I use terms like “gentle” (I gentled him myself), “schooled”, brought him along, started under saddle – I have a list of less aggressive and less demoralizing labels. But… broken can be the more accurate definition of what some humans have done to some horses. It is even descriptive of what some people do to other people. Where does this need for subjugation come from!?
I really believe it is ego based and fueled by fear. If one is attracted to the idea of subduing a 1200 pound, flight based animal, one might just have a rude awakening with the initial encounter. The person who steps into horsemanship to “master the beast” will be shocked by the independent, noble, quick moving equine whose true nature is cooperation and curiosity. This person will feel frightened by the extensive wisdom, almost telepathic insight and soul shaking beauty of the horse.

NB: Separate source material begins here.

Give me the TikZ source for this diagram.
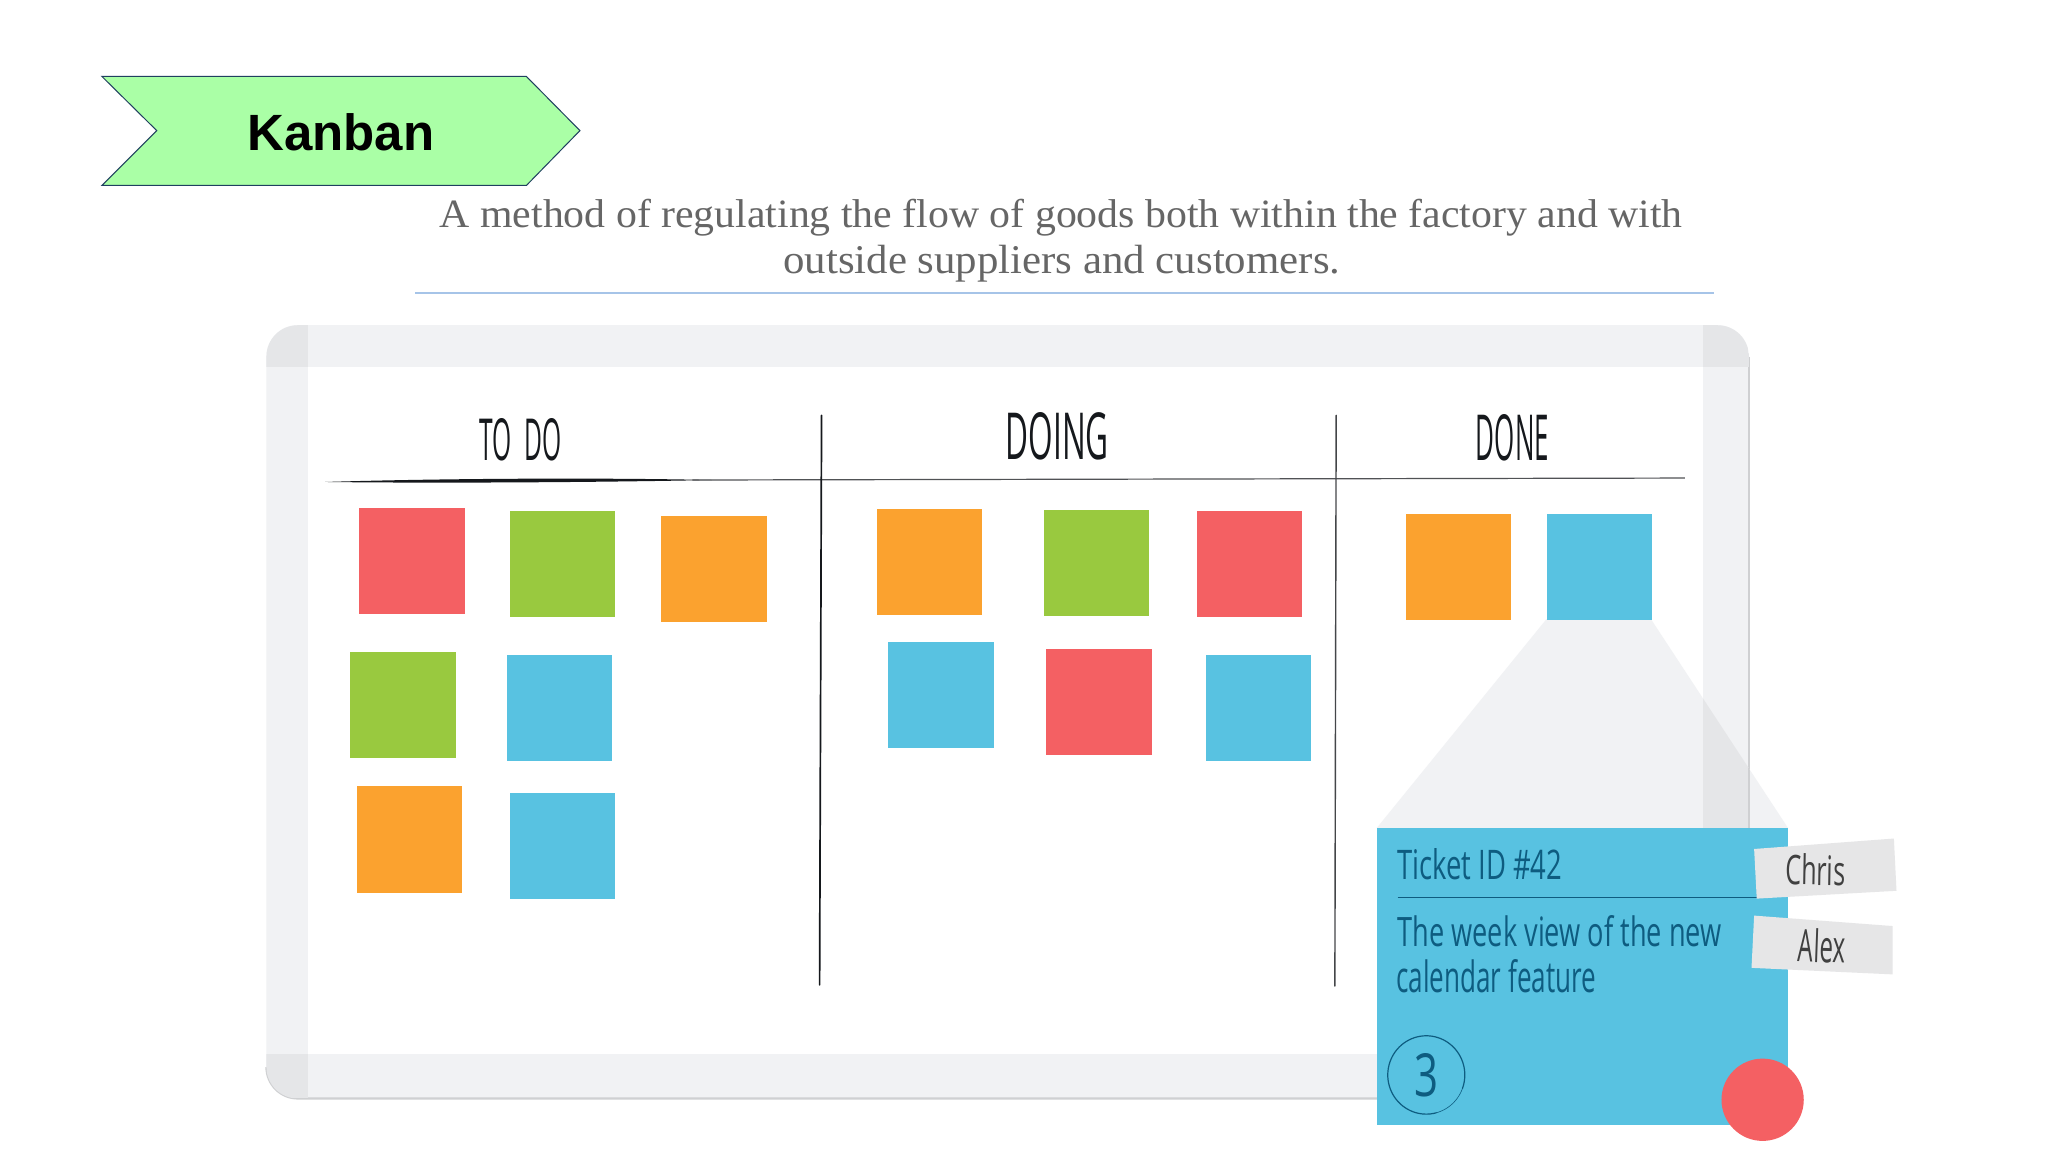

That fear will challenge one and the deep insecurities that rise to the surface will either bring a change of focus – to see through different eyes – or will create a monster determined to extinguish the light shining before him. Ego feels threatened by anything it cannot understand, control or dismiss.
When I overhear a conversation or read a flyer and wonder about the “broke” status proclaimed for an equine… I have to wonder whose job it will become to eventually “fix” the horse… so often, on a small scale, it has been mine.